Martyr
- Born: 3 April 1894 Lluchmayor, Mallorca, Islas Baleares, Kingdom of Spain
- Died: 26 August 1936 (aged 42) Dehesa de la Villa, Madrid, Second Spanish Republic
- Venerated in: Roman Catholic Church
- Beatified: 29 October 2005, Saint Peter's Basilica, Vatican City by Cardinal José Saraiva Martins
- Feast: 26 August

= Ángela Ginard Martí =

Ángela Ginard Martí (3 April 1894 – 26 August 1936), religious name Maria de los Ángeles, was a Spanish religious sister of the Congration of the Hermanas Celadoras del Culto Eucarístico. She suffered martyrdom in 1936, when she was killed during the onslaught of the Spanish Civil War, and was beatified in 2005.

==Life==
Ángela Ginard Martí was born on 3 April 1894 in Llucmajor as the third of nine children to Sebastián Ginard García and Margarita Martí Canals. Her father's retirement from the Civil Guard saw the Ginard's move to Palma de Mallorca when she was sixteen where the three eldest sisters (including herself) helped around the house and learnt to embroider and make hats.

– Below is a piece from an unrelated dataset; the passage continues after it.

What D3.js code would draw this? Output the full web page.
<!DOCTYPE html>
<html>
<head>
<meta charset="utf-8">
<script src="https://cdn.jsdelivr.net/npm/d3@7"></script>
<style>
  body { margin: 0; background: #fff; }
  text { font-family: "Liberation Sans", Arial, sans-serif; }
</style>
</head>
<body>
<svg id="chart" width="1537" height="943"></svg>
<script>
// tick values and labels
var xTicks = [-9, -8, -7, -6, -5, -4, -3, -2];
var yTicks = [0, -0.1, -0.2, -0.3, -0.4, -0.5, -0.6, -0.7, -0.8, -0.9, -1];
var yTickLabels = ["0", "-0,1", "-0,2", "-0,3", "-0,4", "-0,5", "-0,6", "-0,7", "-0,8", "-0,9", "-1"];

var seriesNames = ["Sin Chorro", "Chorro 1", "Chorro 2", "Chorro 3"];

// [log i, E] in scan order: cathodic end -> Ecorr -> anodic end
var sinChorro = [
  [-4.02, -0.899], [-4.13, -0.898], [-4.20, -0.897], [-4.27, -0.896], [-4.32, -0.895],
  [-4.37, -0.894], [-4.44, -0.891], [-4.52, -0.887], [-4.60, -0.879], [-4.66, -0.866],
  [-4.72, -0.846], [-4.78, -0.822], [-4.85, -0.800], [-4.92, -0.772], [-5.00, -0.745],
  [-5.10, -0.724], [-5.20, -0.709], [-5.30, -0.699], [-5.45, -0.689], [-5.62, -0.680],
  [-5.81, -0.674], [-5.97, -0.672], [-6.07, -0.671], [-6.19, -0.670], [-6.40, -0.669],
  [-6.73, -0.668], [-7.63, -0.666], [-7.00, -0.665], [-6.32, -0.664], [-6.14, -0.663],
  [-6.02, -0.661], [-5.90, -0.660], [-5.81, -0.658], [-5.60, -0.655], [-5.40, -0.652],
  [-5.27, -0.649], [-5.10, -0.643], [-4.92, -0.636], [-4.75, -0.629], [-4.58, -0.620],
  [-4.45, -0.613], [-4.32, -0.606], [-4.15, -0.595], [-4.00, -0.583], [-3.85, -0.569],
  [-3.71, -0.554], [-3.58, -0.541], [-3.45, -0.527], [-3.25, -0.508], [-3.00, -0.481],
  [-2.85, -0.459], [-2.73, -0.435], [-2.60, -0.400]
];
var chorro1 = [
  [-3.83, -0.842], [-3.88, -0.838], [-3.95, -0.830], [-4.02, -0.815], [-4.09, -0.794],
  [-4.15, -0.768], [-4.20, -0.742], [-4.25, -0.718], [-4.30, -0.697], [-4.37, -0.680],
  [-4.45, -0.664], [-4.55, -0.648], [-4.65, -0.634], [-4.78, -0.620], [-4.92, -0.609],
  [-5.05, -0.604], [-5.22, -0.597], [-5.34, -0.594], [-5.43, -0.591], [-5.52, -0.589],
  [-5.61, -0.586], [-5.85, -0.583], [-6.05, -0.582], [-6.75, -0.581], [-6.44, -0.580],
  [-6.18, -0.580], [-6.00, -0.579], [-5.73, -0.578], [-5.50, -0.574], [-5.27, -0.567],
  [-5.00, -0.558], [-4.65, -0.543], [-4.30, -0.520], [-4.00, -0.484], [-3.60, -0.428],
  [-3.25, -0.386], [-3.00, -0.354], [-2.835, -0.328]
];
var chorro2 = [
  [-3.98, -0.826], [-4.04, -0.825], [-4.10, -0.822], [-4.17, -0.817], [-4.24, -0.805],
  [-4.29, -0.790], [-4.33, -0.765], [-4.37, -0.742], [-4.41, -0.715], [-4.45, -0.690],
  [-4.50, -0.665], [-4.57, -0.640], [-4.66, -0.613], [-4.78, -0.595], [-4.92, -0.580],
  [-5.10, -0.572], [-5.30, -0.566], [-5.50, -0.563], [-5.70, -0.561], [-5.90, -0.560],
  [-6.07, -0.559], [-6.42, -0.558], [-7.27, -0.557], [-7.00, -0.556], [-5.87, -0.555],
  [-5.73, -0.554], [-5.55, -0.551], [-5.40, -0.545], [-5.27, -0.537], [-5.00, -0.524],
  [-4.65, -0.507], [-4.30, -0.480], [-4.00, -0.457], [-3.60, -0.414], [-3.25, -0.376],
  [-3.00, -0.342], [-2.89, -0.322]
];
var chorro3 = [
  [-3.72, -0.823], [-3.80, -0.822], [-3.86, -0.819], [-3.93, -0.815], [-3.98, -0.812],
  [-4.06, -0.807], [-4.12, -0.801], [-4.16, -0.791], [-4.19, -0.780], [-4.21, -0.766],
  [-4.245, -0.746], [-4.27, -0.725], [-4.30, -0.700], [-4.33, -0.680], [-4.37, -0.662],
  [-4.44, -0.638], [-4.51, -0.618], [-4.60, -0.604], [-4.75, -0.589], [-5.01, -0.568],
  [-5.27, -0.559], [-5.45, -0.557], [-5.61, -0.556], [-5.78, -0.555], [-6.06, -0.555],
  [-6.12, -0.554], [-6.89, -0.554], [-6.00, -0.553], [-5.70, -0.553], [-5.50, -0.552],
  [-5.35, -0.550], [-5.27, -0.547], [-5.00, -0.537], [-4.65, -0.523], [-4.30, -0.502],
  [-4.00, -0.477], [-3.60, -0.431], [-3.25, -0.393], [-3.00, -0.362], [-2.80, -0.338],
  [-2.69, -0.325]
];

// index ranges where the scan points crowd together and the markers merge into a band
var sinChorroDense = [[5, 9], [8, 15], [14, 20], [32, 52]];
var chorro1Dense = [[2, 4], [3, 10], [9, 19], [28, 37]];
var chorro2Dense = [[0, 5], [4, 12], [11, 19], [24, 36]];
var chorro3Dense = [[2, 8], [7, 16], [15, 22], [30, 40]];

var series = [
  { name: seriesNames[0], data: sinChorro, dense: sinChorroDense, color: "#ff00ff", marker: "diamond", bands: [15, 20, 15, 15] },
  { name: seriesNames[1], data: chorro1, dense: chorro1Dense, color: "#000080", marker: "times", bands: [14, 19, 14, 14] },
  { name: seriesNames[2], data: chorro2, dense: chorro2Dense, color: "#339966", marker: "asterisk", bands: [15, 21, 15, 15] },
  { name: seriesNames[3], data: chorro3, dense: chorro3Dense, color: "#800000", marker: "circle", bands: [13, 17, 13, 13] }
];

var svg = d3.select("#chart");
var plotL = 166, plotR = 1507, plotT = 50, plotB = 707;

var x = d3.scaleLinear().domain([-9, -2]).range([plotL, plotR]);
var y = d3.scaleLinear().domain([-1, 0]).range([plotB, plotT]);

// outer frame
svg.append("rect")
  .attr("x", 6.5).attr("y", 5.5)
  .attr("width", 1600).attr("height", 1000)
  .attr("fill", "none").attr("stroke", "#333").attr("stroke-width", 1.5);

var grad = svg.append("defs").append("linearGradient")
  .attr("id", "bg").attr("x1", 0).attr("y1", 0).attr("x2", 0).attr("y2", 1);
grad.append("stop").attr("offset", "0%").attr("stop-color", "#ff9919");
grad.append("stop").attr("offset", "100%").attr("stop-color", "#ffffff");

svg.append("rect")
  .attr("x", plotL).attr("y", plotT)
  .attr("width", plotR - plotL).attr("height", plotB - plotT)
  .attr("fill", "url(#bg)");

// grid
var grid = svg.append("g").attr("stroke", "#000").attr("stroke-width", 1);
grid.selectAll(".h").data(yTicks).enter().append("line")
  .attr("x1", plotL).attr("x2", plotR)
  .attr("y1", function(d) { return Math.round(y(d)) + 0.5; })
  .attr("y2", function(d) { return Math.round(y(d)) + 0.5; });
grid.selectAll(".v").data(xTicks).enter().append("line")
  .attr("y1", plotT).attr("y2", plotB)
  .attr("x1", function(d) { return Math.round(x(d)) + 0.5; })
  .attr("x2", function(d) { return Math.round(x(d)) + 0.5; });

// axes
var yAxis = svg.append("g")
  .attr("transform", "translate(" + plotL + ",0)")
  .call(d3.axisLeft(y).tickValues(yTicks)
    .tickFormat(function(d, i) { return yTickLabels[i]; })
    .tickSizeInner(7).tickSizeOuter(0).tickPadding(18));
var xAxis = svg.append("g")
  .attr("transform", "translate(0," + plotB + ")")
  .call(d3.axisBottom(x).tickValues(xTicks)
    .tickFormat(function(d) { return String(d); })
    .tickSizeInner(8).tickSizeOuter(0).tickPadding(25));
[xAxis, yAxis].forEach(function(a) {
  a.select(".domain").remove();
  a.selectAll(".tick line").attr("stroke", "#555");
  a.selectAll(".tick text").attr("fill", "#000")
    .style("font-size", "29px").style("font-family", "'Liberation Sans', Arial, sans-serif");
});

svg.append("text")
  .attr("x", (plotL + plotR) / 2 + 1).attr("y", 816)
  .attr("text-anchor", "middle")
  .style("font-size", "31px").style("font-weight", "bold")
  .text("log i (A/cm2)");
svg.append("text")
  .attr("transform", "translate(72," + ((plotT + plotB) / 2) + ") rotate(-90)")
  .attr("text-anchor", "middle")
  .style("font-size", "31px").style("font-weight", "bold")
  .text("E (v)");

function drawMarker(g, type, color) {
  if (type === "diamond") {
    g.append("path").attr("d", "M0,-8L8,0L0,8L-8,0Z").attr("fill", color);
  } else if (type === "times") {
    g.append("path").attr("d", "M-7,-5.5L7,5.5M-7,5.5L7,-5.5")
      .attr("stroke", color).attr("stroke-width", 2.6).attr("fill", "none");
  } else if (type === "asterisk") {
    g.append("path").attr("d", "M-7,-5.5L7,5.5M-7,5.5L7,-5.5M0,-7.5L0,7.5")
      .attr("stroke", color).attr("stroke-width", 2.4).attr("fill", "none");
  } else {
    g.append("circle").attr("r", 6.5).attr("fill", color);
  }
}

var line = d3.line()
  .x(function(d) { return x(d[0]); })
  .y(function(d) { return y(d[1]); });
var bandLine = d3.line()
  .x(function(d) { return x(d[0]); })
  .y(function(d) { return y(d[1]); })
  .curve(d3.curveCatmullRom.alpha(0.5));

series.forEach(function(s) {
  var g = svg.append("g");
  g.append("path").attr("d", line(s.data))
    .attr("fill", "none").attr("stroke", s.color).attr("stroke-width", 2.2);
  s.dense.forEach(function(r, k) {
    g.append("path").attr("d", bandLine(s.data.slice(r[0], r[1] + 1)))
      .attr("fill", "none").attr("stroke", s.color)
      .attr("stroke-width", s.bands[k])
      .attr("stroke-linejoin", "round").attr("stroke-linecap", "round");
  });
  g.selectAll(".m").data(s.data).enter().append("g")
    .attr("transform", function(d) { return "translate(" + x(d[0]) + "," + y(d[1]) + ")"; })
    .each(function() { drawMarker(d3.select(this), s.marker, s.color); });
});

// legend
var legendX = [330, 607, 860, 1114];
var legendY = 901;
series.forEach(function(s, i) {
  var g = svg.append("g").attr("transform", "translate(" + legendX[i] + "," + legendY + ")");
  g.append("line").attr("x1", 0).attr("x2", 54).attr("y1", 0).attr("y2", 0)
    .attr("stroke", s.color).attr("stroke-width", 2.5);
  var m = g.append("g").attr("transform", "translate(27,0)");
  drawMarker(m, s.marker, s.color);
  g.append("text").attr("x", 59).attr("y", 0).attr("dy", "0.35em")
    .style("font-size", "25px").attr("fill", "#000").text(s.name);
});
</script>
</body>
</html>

It was after her First Communion on 14 April 1905 that she had the desire to consecrate herself to Jesus Christ and realized that it would be through the religious life as a nun. It was also after this experience that she made frequent visits to the tabernacle where she would kneel in reflection before Him to further discern her vocation and to strengthen her own faith. Even the example of her two maternal aunts who were nuns had a profound effect on her growing up. But she admired one of those aunts in particular due to the contemplative life she led in her convent. Her sisters often went out with friends to the cinema or other social engagements while she preferred to remain at home to instruct her other siblings in catechism and the lives of the saints.

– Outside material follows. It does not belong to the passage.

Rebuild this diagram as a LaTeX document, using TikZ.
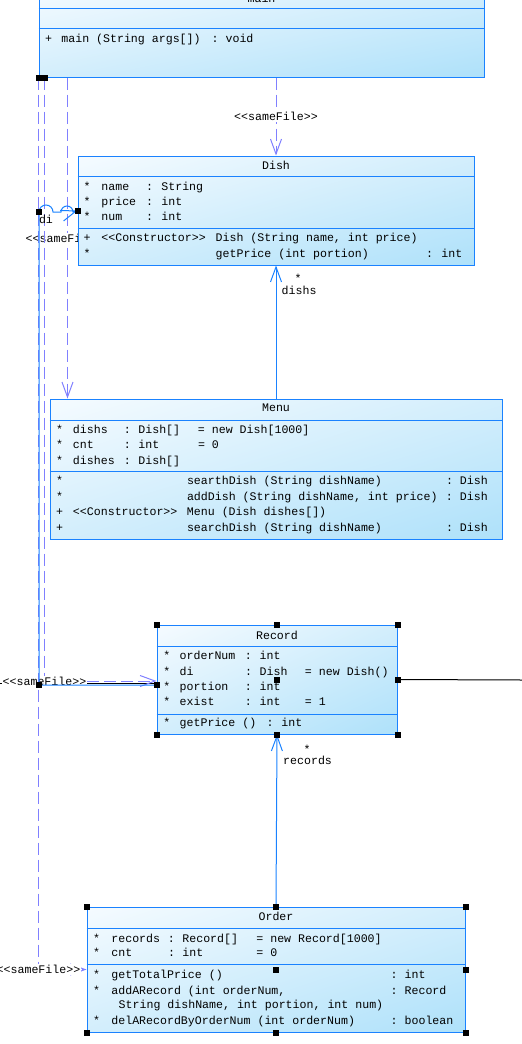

In 1914 she asked her parents for permission to enter the convent her aunt was stationed in but her parents (her father in particular) opposed the idea and advised her to wait and think more on it. Ginard entered the Hermanas Celadoras del Culto Eucarístico in Palma de Mallorca on 26 November 1921 and assumed the religious name Maria de los Ángeles; she began the postulancy in May 1922 before commencing her novitiate six months later. In 1923 she made her first profession and renewed it in 1926 (then being moved to the house in Madrid) before making her final profession later in 1929 in Barcelona where she was stationed until 1932 when she returned to Madrid. Ginard did embroidering for the cloths used for the altar and also prepared the bread that would be made into the Eucharistic hosts.

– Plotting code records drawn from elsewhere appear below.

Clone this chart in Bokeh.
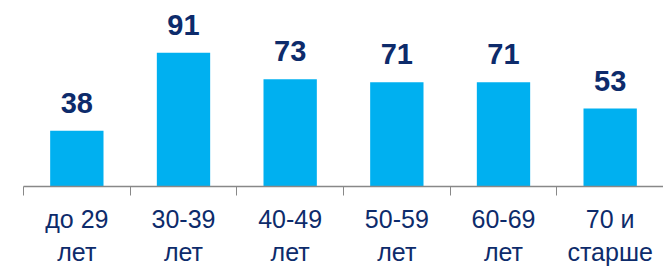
from bokeh.plotting import figure
from bokeh.models import ColumnDataSource, LabelSet, FixedTicker, Range1d
from bokeh.core.properties import value
from bokeh.embed import file_html
from bokeh.resources import INLINE

categories = ["до 29\nлет", "30-39\nлет", "40-49\nлет", "50-59\nлет", "60-69\nлет", "70 и\nстарше"]
values = [38, 91, 73, 71, 71, 53]

xs = [i + 0.5 for i in range(len(categories))]
src = ColumnDataSource(dict(x=xs, top=values, lab=[str(v) for v in values]))

p = figure(frame_width=640, frame_height=179, output_backend="svg", toolbar_location=None,
           x_range=Range1d(0, len(categories)), y_range=Range1d(0, 121.8),
           min_border_left=23, min_border_right=0, min_border_top=7, min_border_bottom=0)
p.outline_line_color = None
p.xgrid.visible = False
p.ygrid.visible = False
p.yaxis.visible = False
p.background_fill_color = "white"
p.border_fill_color = "white"

p.vbar(x="x", top="top", width=0.5, bottom=0, source=src, color="#00B0F0", line_color=None)

labels = LabelSet(x="x", y="top", text="lab", source=src, text_align="center", text_baseline="alphabetic",
                  y_offset=18, text_font=value("Liberation Sans"), text_font_style="bold",
                  text_font_size=value("29px"), text_color="#0D2B6B")
p.add_layout(labels)

ax = p.xaxis[0]
ax.ticker = FixedTicker(ticks=xs, minor_ticks=list(range(len(categories) + 1)))
ax.major_label_overrides = {x: c for x, c in zip(xs, categories)}
ax.major_tick_line_color = None
ax.major_tick_out = 0
ax.major_tick_in = 0
ax.minor_tick_in = 0
ax.minor_tick_out = 9
ax.minor_tick_line_color = "#888888"
ax.axis_line_color = "#888888"
ax.axis_line_width = 1.5
ax.major_label_text_font = "Liberation Sans"
ax.major_label_text_font_size = "25px"
ax.major_label_text_color = "#0D2B6B"
ax.major_label_standoff = 9

open("out.html", "w").write(file_html(p, INLINE))
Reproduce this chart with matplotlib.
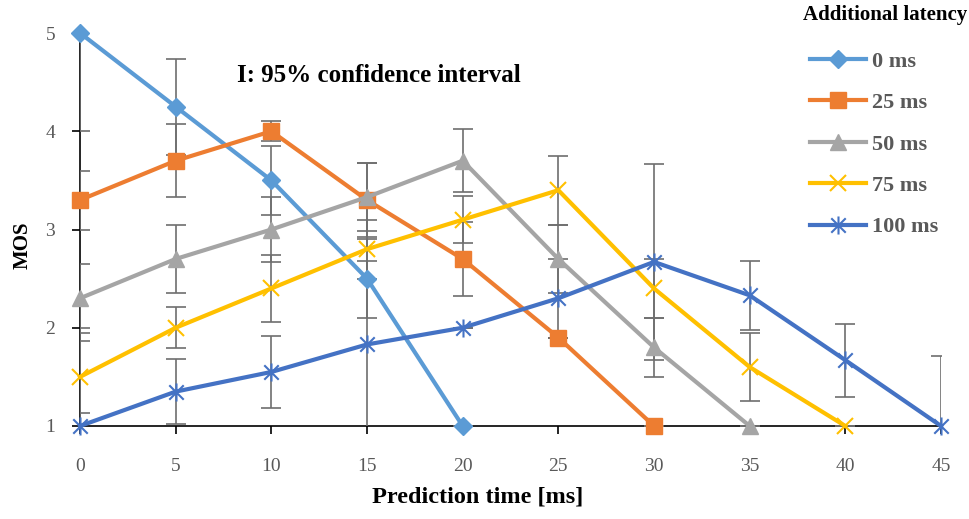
import numpy as np
import matplotlib
matplotlib.use("Agg")
import matplotlib.pyplot as plt
from matplotlib.path import Path

# ---------------- Data ----------------
pred_time = [0, 5, 10, 15, 20, 25, 30, 35, 40, 45]
labels = ["0 ms", "25 ms", "50 ms", "75 ms", "100 ms"]

mos_0 = [5.0, 4.25, 3.5, 2.5, 1.0]
mos_25 = [3.3, 3.7, 4.0, 3.3, 2.7, 1.9, 1.0]
mos_50 = [2.3, 2.7, 3.0, 3.33, 3.7, 2.7, 1.8, 1.0]
mos_75 = [1.5, 2.0, 2.4, 2.8, 3.1, 3.4, 2.4, 1.6, 1.0]
mos_100 = [1.0, 1.35, 1.55, 1.83, 2.0, 2.3, 2.67, 2.33, 1.67, 1.0]

# half-width of the 95% confidence interval
ci_0 = [1.0, 0.49, 0.35, 0.4, 0.0]
ci_25 = [0.3, 0.37, 0.1, 0.38, 0.38, 0.0, 0.0]
ci_50 = [0.35, 0.35, 0.33, 0.35, 0.32, 0.35, 0.3, 0.0]
ci_75 = [0.37, 0.21, 0.34, 0.3, 0.24, 0.35, 0.3, 0.35, 0.0]
ci_100 = [1.0, 0.33, 0.37, 0.85, 0.0, 0.4, 1.0, 0.35, 0.37, 0.71]

colors = ["#5B9BD5", "#ED7D31", "#A5A5A5", "#FFC000", "#4472C4"]

# Excel-style star marker: X with a vertical stroke
star = Path([(0, -1), (0, 1), (-0.8, -0.8), (0.8, 0.8), (-0.8, 0.8), (0.8, -0.8)],
            [Path.MOVETO, Path.LINETO, Path.MOVETO, Path.LINETO, Path.MOVETO, Path.LINETO])
markers = ["D", "s", "^", "x", star]
msizes = [9, 11.5, 11.5, 12, 13]

series = [mos_0, mos_25, mos_50, mos_75, mos_100]
cis = [ci_0, ci_25, ci_50, ci_75, ci_100]

plt.rcParams["font.family"] = ["Liberation Serif", "DejaVu Serif"]

fig = plt.figure(figsize=(9.7, 5.19), dpi=100)
ax = fig.add_axes([0.0825, 0.1792, 0.8876, 0.7572])

for y, err, c, m, ms, lab in zip(series, cis, colors, markers, msizes, labels):
    x = pred_time[:len(y)]
    ax.errorbar(x, y, yerr=err, fmt="none", ecolor="#6E6E6E", elinewidth=1.2,
                capsize=7, capthick=1.2, zorder=2)
    mew = 1.5 if (m == "x" or m is star) else 1
    ax.plot(x, y, color=c, lw=3, marker=m, ms=ms, mfc=c, mec=c, mew=mew,
            label=lab, clip_on=False, zorder=3)

ax.set_xlim(0, 45)
ax.set_ylim(1, 5)
ax.set_xticks(pred_time)
ax.set_yticks([1, 2, 3, 4, 5])
for s in ["top", "right"]:
    ax.spines[s].set_visible(False)
for s in ["left", "bottom"]:
    ax.spines[s].set_color("black")
    ax.spines[s].set_linewidth(1.2)
    ax.spines[s].set_zorder(1)
ax.tick_params(axis="x", direction="out", length=6, width=1.2, pad=17,
               labelsize=14, labelcolor="#595959")
ax.tick_params(axis="y", direction="out", length=6, width=1.2, pad=12,
               labelsize=14, labelcolor="#595959")

ax.set_xlabel("Prediction time [ms]", fontsize=17.5, fontweight="bold")
ax.xaxis.set_label_coords(0.462, -0.181)
ax.xaxis.label.set_va("center")
ax.set_ylabel("MOS", fontsize=15, fontweight="bold")
ax.yaxis.set_label_coords(-0.067, 0.46)
ax.yaxis.label.set_va("center")

ax.text(0.182, 0.893, "I: 95% confidence interval", transform=ax.transAxes,
        fontsize=18, fontweight="bold", ha="left", va="center")

# legend title placed on its own, entries below it
ax.text(0.935, 1.047, "Additional latency", transform=ax.transAxes,
        fontsize=15, fontweight="bold", ha="center", va="center")
leg = ax.legend(loc="upper left", bbox_to_anchor=(0.848, 0.954), frameon=False,
                fontsize=16, handlelength=2.52, labelspacing=0.94,
                handletextpad=0.27, borderaxespad=0, borderpad=0)
for t in leg.get_texts():
    t.set_color("#595959")
    t.set_fontweight("bold")

fig.savefig("out.png", dpi=100)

When the Spanish Civil War broke out it forced nuns and priests alike to go underground due to the danger against them. The nuns of her convent were forced on 20 July 1936 to disperse while using disguises to flee. During the conflict she hid in an apartment but was arrested during the afternoon on 25 August 1936. The guards who raided the apartment accused a woman of being another nun but Ginard stepped forward to confirm that she was the sole nun living in the apartment. The guards escorted her outside to a waiting car and drove off with her. Ginard was shot dead in a park either in the afternoon or evening on 26 August 1936 and her remains were left at the site of the killing. The next morning the sisters were looking through files at a government building and found pictures of her corpse. The sisters went to the site to reclaim her remains for a proper burial. Her remains were exhumed moved on 20 May 1941 and again in 1984 to the convent where she lived.

==Beatification==
The diocesan process was held in Madrid with Cardinal Ángel Suquía Goicoechea inaugurating the investigation on 28 April 1987 and later closing on 23 March 1990; the Congregation for the Causes of Saints validated this process on 18 October 1991 and received the Positio dossier from the postulation in 1993 for additional assessment.

John Paul II granted the final approval needed for the cause on 19 April 2004 and confirmed that Ginard would soon be beatified after determining that she had died in odium fidei ("in hatred of the faith"). The beatification was celebrated on 29 October 2005 in Saint Peter's Basilica with Cardinal José Saraiva Martins presiding on the behalf of Pope Benedict XVI.